Sanofi India Limited has formally submitted its Annual Secretarial Compliance Report for the year ended December 31, 2025, to the stock exchanges. The report was prepared by M/s. Parikh & Associates, Company Secretaries, as mandated by the relevant listing regulations. The filing confirms the company’s adherence to various statutory and corporate governance requirements throughout the review period, with a minor noted exception concerning RMC meeting intervals.
Annual Compliance Filing Submitted
Sanofi India Limited executed the mandatory submission of its Annual Secretarial Compliance Report for the fiscal year concluding on December 31, 2025. This action was undertaken pursuant to applicable disclosure requirements, confirming the company’s procedural diligence to the BSE Limited and the National Stock Exchange of India Limited.
Review Period and Auditors
The review, conducted by M/s. Parikh & Associates, covered the period ending December 31, 2025. The scope examined adherence to core regulatory frameworks governing listed entities, including documentation, public filings, and website maintenance throughout the review period.
Key Findings and Observations
The report generally affirmed compliance across major governance areas, including Secretarial Standards compliance, timely policy updates, website maintenance, director qualifications, preservation of documents, performance evaluations, and related party transaction approvals.

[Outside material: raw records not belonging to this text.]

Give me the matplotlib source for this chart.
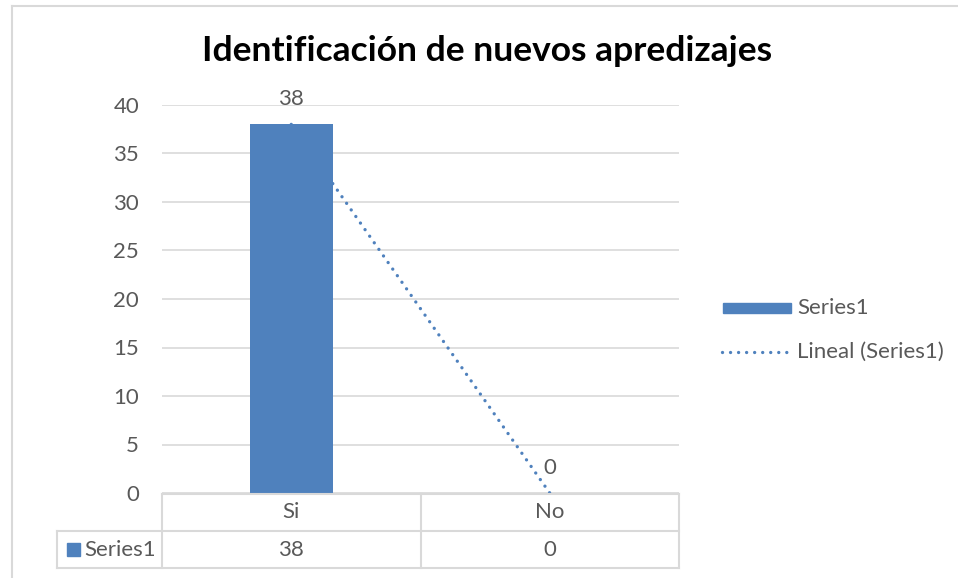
import matplotlib
matplotlib.use("Agg")
import matplotlib.pyplot as plt
import matplotlib.transforms as mtrans
import numpy as np
from matplotlib.patches import Rectangle
from matplotlib.lines import Line2D

categories = ["Si", "No"]
values = [38, 0]
series_name = "Series1"
trend_name = "Lineal (Series1)"
title = "Identificación de nuevos apredizajes"
yticks = [0, 5, 10, 15, 20, 25, 30, 35, 40]

plt.rcParams['font.family'] = ['Lato', 'DejaVu Sans']
W, H = 958, 578
fig = plt.figure(figsize=(W / 100, H / 100), dpi=100)
fig.patch.set_facecolor('white')

def fx(px):
    return px / W

def fy(py):
    return 1 - py / H

BLUE = '#4f81bd'
GRID = '#d9d9d9'
TXT = '#595959'
FS = 16
DOT = (0, (0.01, 2.4))

L, R, T, B = 162, 679, 105, 493
ax = fig.add_axes([fx(L), fy(B), fx(R) - fx(L), fy(T) - fy(B)])
x = np.arange(len(categories))
ax.set_xlim(-0.5, len(categories) - 0.5)
ax.set_ylim(0, 40)
ax.set_yticks(yticks)
ax.set_xticks([])
for s in ax.spines.values():
    s.set_visible(False)
ax.yaxis.grid(True, color=GRID, lw=1.2)
ax.set_axisbelow(True)
ax.tick_params(axis='y', length=0, pad=16.5, labelsize=FS, labelcolor=TXT)

# trendline (linear fit)
coef = np.polyfit(x, values, 1)
tx = np.array([x[0], x[-1]])
ax.plot(tx, np.polyval(coef, tx), linestyle=DOT, color=BLUE, lw=2.4,
        zorder=1, dash_capstyle='round')
ax.bar(x, values, width=0.32, color=BLUE, zorder=2)
for xi, v in zip(x, values):
    ax.annotate(str(v), (xi, v), xytext=(0, 18), textcoords='offset points',
                ha='center', va='center', fontsize=FS, color=TXT)

fig.text(0.5 * (fx(202) + fx(772)), fy(51), title, ha='center', va='center',
         fontsize=25.5, fontweight='bold', color='#000000')

# chart border
fig.add_artist(Line2D([fx(12), fx(12)], [fy(6), fy(578)], color=GRID, lw=1.5))
fig.add_artist(Line2D([fx(12), fx(958)], [fy(6), fy(6)], color=GRID, lw=1.5))

# data table
TL = 57
cols = [L, 421, R]
y0, y1, y2 = 494, 531, 568
def hline(xa, xb, yy):
    fig.add_artist(Line2D([fx(xa), fx(xb)], [fy(yy), fy(yy)], color=GRID, lw=1.5))
def vline(xx, ya, yb):
    fig.add_artist(Line2D([fx(xx), fx(xx)], [fy(ya), fy(yb)], color=GRID, lw=1.5))
hline(L, R, y0)
hline(TL, R, y1)
hline(TL, R, y2)
for c in cols:
    vline(c, y0, y2)
vline(TL, y1, y2)
blend = mtrans.blended_transform_factory(ax.transData, fig.transFigure)
for xi, c, v in zip(x, categories, values):
    ax.text(xi, fy((y0 + y1) / 2), c, transform=blend, ha='center', va='center',
            fontsize=FS, color=TXT)
    ax.text(xi, fy((y1 + y2) / 2), str(v), transform=blend, ha='center', va='center',
            fontsize=FS, color=TXT)
fig.add_artist(Rectangle((fx(67), fy(556)), fx(80) - fx(67), fy(543) - fy(556),
                         color=BLUE, transform=fig.transFigure))
fig.text(fx(84), fy((y1 + y2) / 2), series_name, ha='left', va='center',
         fontsize=FS, color=TXT)

# legend
fig.add_artist(Rectangle((fx(723), fy(313)), fx(791) - fx(723), fy(303) - fy(313),
                         color=BLUE, transform=fig.transFigure))
fig.text(fx(797), fy(308), series_name, ha='left', va='center', fontsize=FS, color=TXT)
fig.add_artist(Line2D([fx(722), fx(791)], [fy(352), fy(352)], color=BLUE, lw=2.4,
                      linestyle=DOT, dash_capstyle='round'))
fig.text(fx(797), fy(352), trend_name, ha='left', va='center', fontsize=FS, color=TXT)

fig.savefig("out.png", dpi=100, facecolor='white')
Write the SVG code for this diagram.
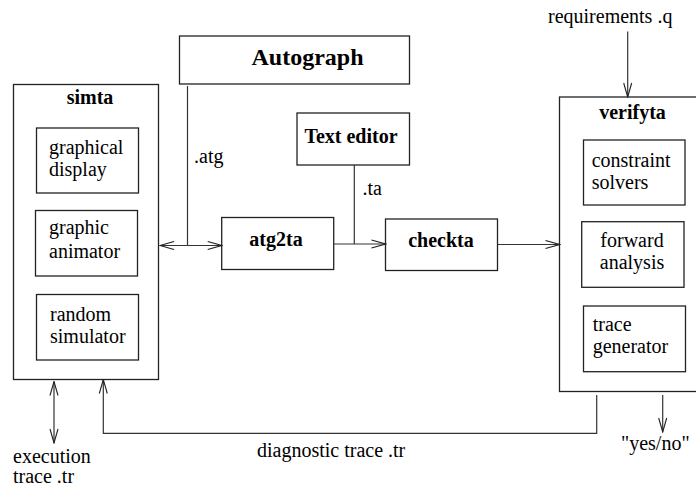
<svg xmlns="http://www.w3.org/2000/svg" width="696" height="490" viewBox="0 0 696 490">
<style>
.box{fill:#fff;stroke:#222;stroke-width:1.3}
.ln{fill:none;stroke:#333;stroke-width:1.2}
text{font-family:"Liberation Serif","Times New Roman",serif;font-size:20px;fill:#000}
.b{font-weight:bold;text-anchor:middle}
.m{text-anchor:middle}
</style>
<defs>
<marker id="ah" viewBox="0 0 16 10" refX="15" refY="5" markerWidth="16" markerHeight="10" markerUnits="userSpaceOnUse" orient="auto-start-reverse">
<path d="M1,1 L15,5 L1,9" fill="none" stroke="#222" stroke-width="1.1"/>
</marker>
</defs>
<g id="autograph"><rect class="box" x="179.5" y="36" width="230" height="48"/><text class="b" x="307.5" y="65" style="font-size:24px">Autograph</text></g>
<g id="simta"><rect class="box" x="13.5" y="84.5" width="145" height="295"/><text class="b" x="90" y="104">simta</text>
<g id="graphical-display"><rect class="box" x="36.5" y="128" width="102" height="65"/><text x="49" y="154">graphical</text><text x="49" y="176">display</text></g>
<g id="graphic-animator"><rect class="box" x="35.5" y="210.5" width="102" height="65.5"/><text x="49" y="234">graphic</text><text x="49" y="258">animator</text></g>
<g id="random-simulator"><rect class="box" x="36.5" y="294.5" width="102" height="65.5"/><text x="50" y="320.5">random</text><text x="50" y="342.5">simulator</text></g>
</g>
<g id="text-editor"><rect class="box" x="297" y="113" width="112.5" height="52"/><text class="b" x="351" y="143">Text editor</text></g>
<g id="atg2ta"><rect class="box" x="221.7" y="217.5" width="112" height="52"/><text class="b" x="276" y="246">atg2ta</text></g>
<g id="checkta"><rect class="box" x="385.5" y="219" width="112" height="51.5"/><text class="b" x="441" y="246.5">checkta</text></g>
<g id="verifyta"><rect class="box" x="559.5" y="97" width="150" height="294.5"/><text class="b" x="632.5" y="119">verifyta</text>
<g id="constraint-solvers"><rect class="box" x="583.5" y="140" width="101.5" height="65"/><text x="591.7" y="166.5">constraint</text><text x="591.7" y="188.5">solvers</text></g>
<g id="forward-analysis"><rect class="box" x="581.7" y="221.7" width="102.3" height="65.6"/><text class="m" x="632" y="246.5">forward</text><text class="m" x="632" y="269">analysis</text></g>
<g id="trace-generator"><rect class="box" x="583.5" y="306" width="102" height="65.7"/><text x="592.7" y="330.5">trace</text><text x="592.7" y="352.5">generator</text></g>
</g>
<g id="connectors">
<path class="ln" d="M187.5,86 V245.5"/>
<path class="ln" d="M160,245.5 H221.7" marker-start="url(#ah)" marker-end="url(#ah)"/>
<path class="ln" d="M354.3,165 V244"/>
<path class="ln" d="M333.7,244 H385.5" marker-end="url(#ah)"/>
<path class="ln" d="M497.5,244.5 H559.5" marker-end="url(#ah)"/>
<path class="ln" d="M627.7,31.5 V97" marker-end="url(#ah)"/>
<path class="ln" d="M596.7,395 V433.3 H103.3 V379.5" marker-end="url(#ah)"/>
<path class="ln" d="M662.7,395 V432" marker-end="url(#ah)"/>
<path class="ln" d="M54,381.5 V443" marker-start="url(#ah)" marker-end="url(#ah)"/>
</g>
<g id="labels">
<text x="194" y="163">.atg</text>
<text x="362.5" y="195">.ta</text>
<text x="548" y="22.7">requirements .q</text>
<text x="621" y="450">"yes/no"</text>
<text x="257" y="457.3">diagnostic trace .tr</text>
<text x="13" y="463.3">execution</text>
<text x="13" y="483.3">trace .tr</text>
</g>
</svg>
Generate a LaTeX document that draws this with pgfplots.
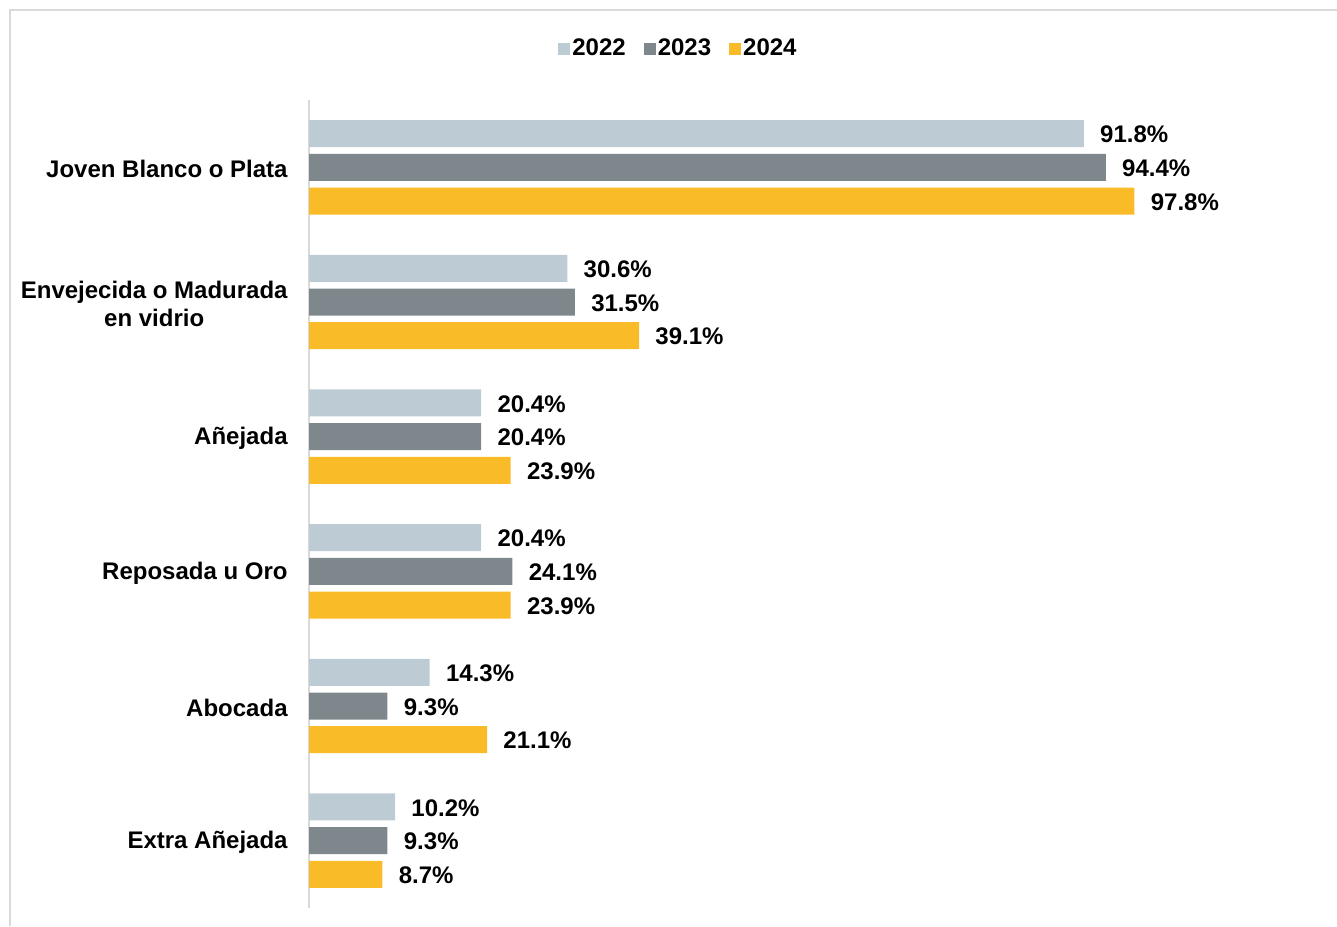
\documentclass[border=0pt]{standalone}
\usepackage{fontspec}
\setmainfont{Liberation Sans}
\usepackage{pgfplots}
\pgfplotsset{compat=1.18}
\definecolor{c22}{HTML}{BDCCD4}
\definecolor{c23}{HTML}{7E878C}
\definecolor{c24}{HTML}{F9BC28}
\definecolor{frame}{HTML}{D9D9D9}
\begin{document}
\begin{tikzpicture}
\draw[frame,line width=1pt] (5pt,0pt) -- (5pt,458pt) -- (668.5pt,458pt);
\begin{axis}[
  at={(154.5pt,9pt)}, anchor=south west,
  scale only axis, width=514pt, height=404pt,
  xbar, bar width=13.5pt,
  xmin=0, xmax=121.8, ymin=-0.5, ymax=5.5,
  axis x line=none,
  axis y line=left,
  y axis line style={-, draw=frame, line width=1pt},
  ytick={0,1,2,3,4,5},
  yticklabels={Extra Añejada, Abocada, Reposada u Oro, Añejada, {Envejecida o Madurada\\en vidrio}, Joven Blanco o Plata},
  major tick length=0pt,
  yticklabel style={font=\fontsize{12}{14}\selectfont\bfseries, align=center, inner sep=0pt, xshift=-10.5pt, yshift=-0.8pt},
  point meta=x,
  nodes near coords={\pgfmathprintnumber[fixed,fixed zerofill,precision=1]{\pgfplotspointmeta}\%},
  nodes near coords style={font=\fontsize{12}{14}\selectfont\bfseries, anchor=west, inner sep=0pt, xshift=8pt, yshift=-0.5pt, text=black},
  /pgf/number format/assume math mode=true,
  legend columns=3,
  legend style={at={(rel axis cs:0.3594,1.0630)}, anchor=center, draw=none, fill=none, inner sep=0pt,
    font=\fontsize{12}{14}\selectfont\bfseries,
    /tikz/every even column/.append style={column sep=8pt},
    nodes={inner sep=1pt}},
  legend image code/.code={\path[#1] (-2pt,-3.2pt) rectangle (4pt,3.2pt);},
]
\addplot[fill=c22, draw=none, bar shift=16.85pt] coordinates {(10.2,0) (14.3,1) (20.4,2) (20.4,3) (30.6,4) (91.8,5)};
\addplot[fill=c23, draw=none, bar shift=0pt] coordinates {(9.3,0) (9.3,1) (24.1,2) (20.4,3) (31.5,4) (94.4,5)};
\addplot[fill=c24, draw=none, bar shift=-16.85pt] coordinates {(8.7,0) (21.1,1) (23.9,2) (23.9,3) (39.1,4) (97.8,5)};
\legend{2022,2023,2024}
\end{axis}
\pgfresetboundingbox
\useasboundingbox (0pt,0pt) rectangle (668.5pt,463pt);
\end{tikzpicture}
\end{document}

However, the report detailed one specific compliance gap from the previous year’s review:
Historical Compliance Gap Remediation
The auditors noted a breach in the maximum prescribed time gap between two consecutive meetings of the Review Management Committee (RMC) held in 2024, which exceeded the 180-day limit by 16 days (total gap was 196 days). The company has since ensured that the gap between subsequent RMC meetings during the current year was maintained within the prescribed timeline.
Areas Not Applicable (NA)
Certain disclosures were marked as Not Applicable (NA) because they pertain to requirements the company does not currently engage with, specifically:
- Subsidiaries: The company confirmed it does not have a subsidiary, making disclosures regarding material subsidiaries inapplicable.
- Employee Benefit Schemes: The company confirmed it does not have any Employee Stock Option Scheme in place.
- Auditor Resignations: There were no resignations of statutory auditors from the company or its material subsidiaries during the financial year.
Practicing Company Secretary Certification
The report was certified by P. N. Parikh, Partner at Parikh & Associates, on February 25, 2026. The certification affirms that the examination was conducted according to the Guidance Note on Annual Secretarial Compliance Report issued by the Institute of Company Secretaries of India.